The Bookstore Dilemma

Recently, I went to a fantastic bookstore in the lower east side of Manhattan. (A word of warning, I am apt to think nearly all bookstores are fantastic). I was particularly impressed by their in store cafe. A cafe dedicated to books. The wallpaper was created from old monograph pages, pile of books hang from the ceiling, and even the menu is comprised of food related quotes from novels. Books wear with use; words fade, pages rip, and content comes outdated. However, "book," as object, does not lose its aesthetic and perhaps psychological appeal. An appeal the McNally Jackson Books seems to have capitalized on.

On this horribly rainy Saturday, McNally Jackson was packed. The cafe was standing room only and the bookstore entrance was clogged with drenched umbrellas of every color and size imaginable. The patrons that weaved in and out of the shelves seemed to know the store well. These were no tourists, and McNally Jackson was not a serendipitous shelter from the hurricane force winds. New Yorkers had specifically chosen to brave the elements to visit this bibliographic haven; further evidence of the powerful appeal of the "book."

Why, then, I asked myself, while I reverently thumbed the spine of Pevear and Volokhonsky's Dostoevsky translation, is a bookstore filled on even the worst of days and a library a couple blocks away hosted only a handful of patrons?

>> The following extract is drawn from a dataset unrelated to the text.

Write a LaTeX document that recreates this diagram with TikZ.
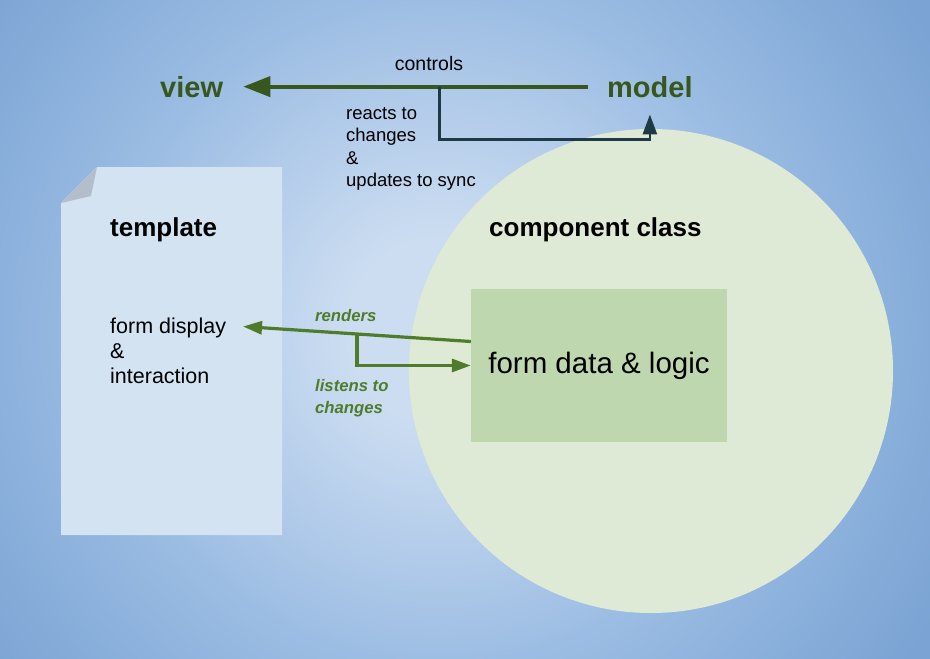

Bookstores, as a rule do not benefit from patrons idly flipping through the pages of their new favorite author. In fact, one would assume a business model that does not require a purchase to enjoy the merchandise would be fundamentally flawed.

In contrast, public libraries actually materially benefit from patrons who peruse magazines, thumb through novels, and browse the internet. Each book pulled and re-shelved adds to circulation statistics. Those statistics are the basis of public funding. (So, as a side note, the next time you are in a library and are tempted to re-shelve your own books, because you know the Dewey Decimal System just as well as the next person, resist that temptation. The books left on the re-shelve carts are often scanned before they are re-shelved to collect statistics on which books are used, even if they are not checked out.)

While I do not pretend to fully understand the economic effects of the bookstore business model, I have to ask myself: what is a for-profit bookstore doing that is so much more attractive to patrons than what the local library is doing? What structural, philosophical, aesthetic or environmental changes should be made? In short, what are we missing? Atmosphere? Attitude? Service? Scones? While I would venture to guess that most public libraries lack something in all of these areas, I am curious to know what changes people think are the most crucial.

2 comments:

  1. May i propose a honeymoon destination, or just a mind-blowing trip, to Portland OR to visit Powell's City of Books. By far the biggest, coolest, most amazing bookstore I've ever seen. Plus, they had 5 (five!) copies of my favorite book, the one i can only find on Ebay and overseas. *sigh* i want to go back!